FWIW, homeless advocates seem to be cooperating fairly well with the Census as it prepares for next year’s count. The homeless are inevitably going to be disproportionately undercounted, but the numbers should be in the ballpark enough to be useful.

Thanks, tomndebb, for getting that fact into play. For the benefit of others who may not understand the nature of the beast:

When we watch TV, listen to the radio, surf the Web, or whatever, we may think of the TV programs, the music, etc. on the radio, the Web sites, and so forth, as the product, and ourselves as the end users. Actually, ** we **are the product, and the advertisers are the end users. Everything about the commercial media builds from there.

OK, I’ll get back on thread now. Really. :wink:

I know the thread is largely about the media’s treatment of the homeless issue, but it would be wise not to forget that there are homeless out there. The problem continues to exist, and Welfare reform as presently implemented is likely to exacerbate it. The issue is thorny, and not one that lends itself to a simple solution.

I certainly did not say that there were NO HOMELESS people! There are probably many unrelated reasons why the problem became so visible in the early '80s-but I can’t fail to remember a 60 Minutes show from the late 80’s-showing ACLU lawyers “interviewing” a severelt scizophrenic woman in a NYC subway station-advising her of her right to avoid treatment/commitment to a hospital. BEAUTIFUL: these two creeps probably felt good that they enabled a hopelessly demented poor soul to freeze to death!
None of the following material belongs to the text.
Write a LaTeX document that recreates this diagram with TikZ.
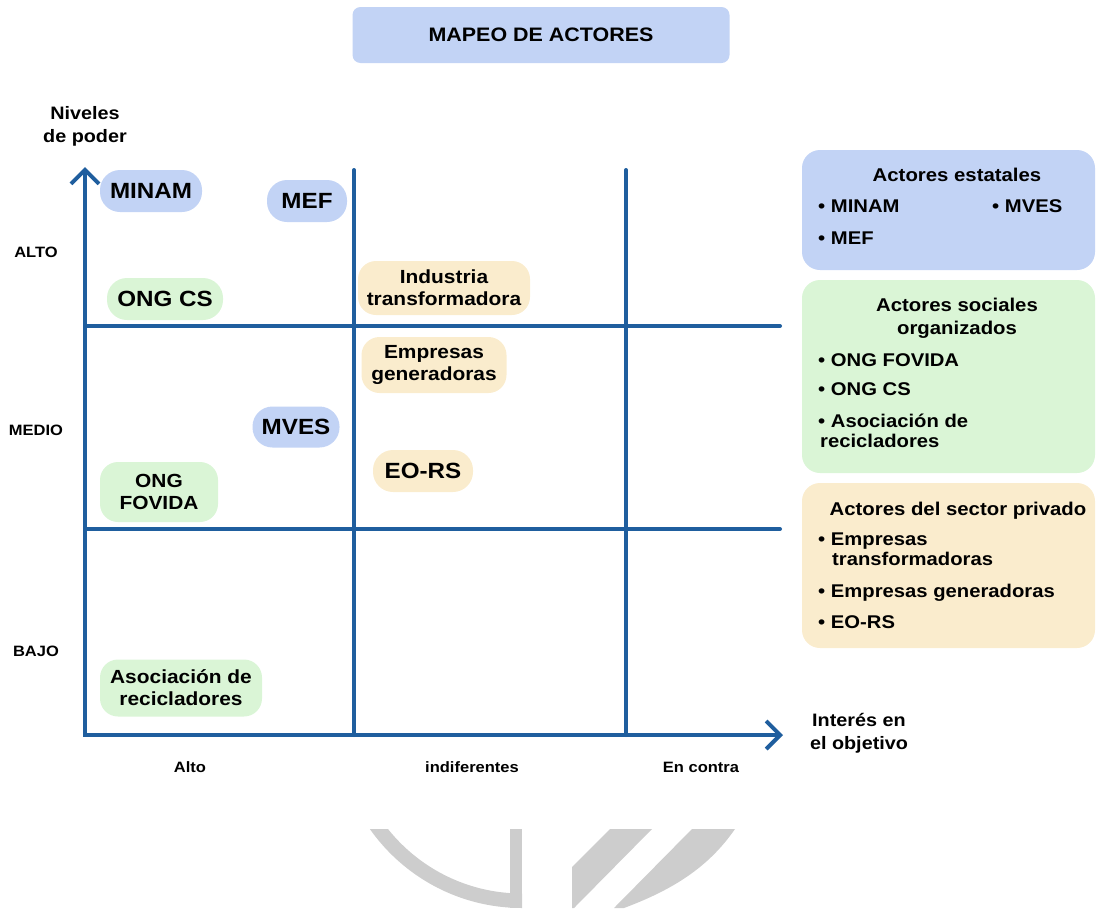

This is like one of the first questions I asked here many moons back. In general it was more like, if the economy is doing so well, why aren’t people giving better stuff to thrift shops?

Anyway, an economy that is doing well means higher home prices. A lot higher. Is that a better clue? Except for Reagan closing mental hospitals & letting the inmates loose, thats an important reason.

Sorry, kelly. When you said,

I clearly misinterpreted you. My apologies. :wink:

The question is, why do we expect ‘the economy’ to have the same effect on everyone?

I know, I know: this is a holdover from the Great Depression through about 1980, when that was pretty much the case. Since then, ‘the economy’ doing well has primarily translated into gains for the most affluent 10-20%.

A case in point: adjusted for inflation, the median U.S. family income in 1997 finally* caught up with where it had been in 1989 - after 5 or 6 years of economic expansion. meanwhile, adjusted for inflation, the average Fortune 500 CEO’s compensation package (including those all-important stock options) is several multiples *of what it was in 1989.

Jim Hightower says we need a Doug Jones Index to complement the ubiquitous Dow Jones, the idea being that we need a better measure of how the changes in the economy affect the average person. If we had such an index, and it were covered the way we follow the Dow…forget it. We’d need the Infinite Improbablility Drive to get to that alternate universe.

astorian wrote:

Personal nitpick: Alar is not, and never has been, a “problem”. See, for example, the admittedly biased report at http://www.acsh.org/publications/reports/alar_0299.html .


Quick-N-Dirty Aviation: Trading altitude for airspeed since 1992.

I’m still shaking my head over this comment:

I don’t mean to be flogging a dead horse, but go see the movie “The Insider” or read any newspaper review of the movie.


La franchise ne consiste pas à dire tout ce que l’on pense, mais à penser tout ce que l’on dit.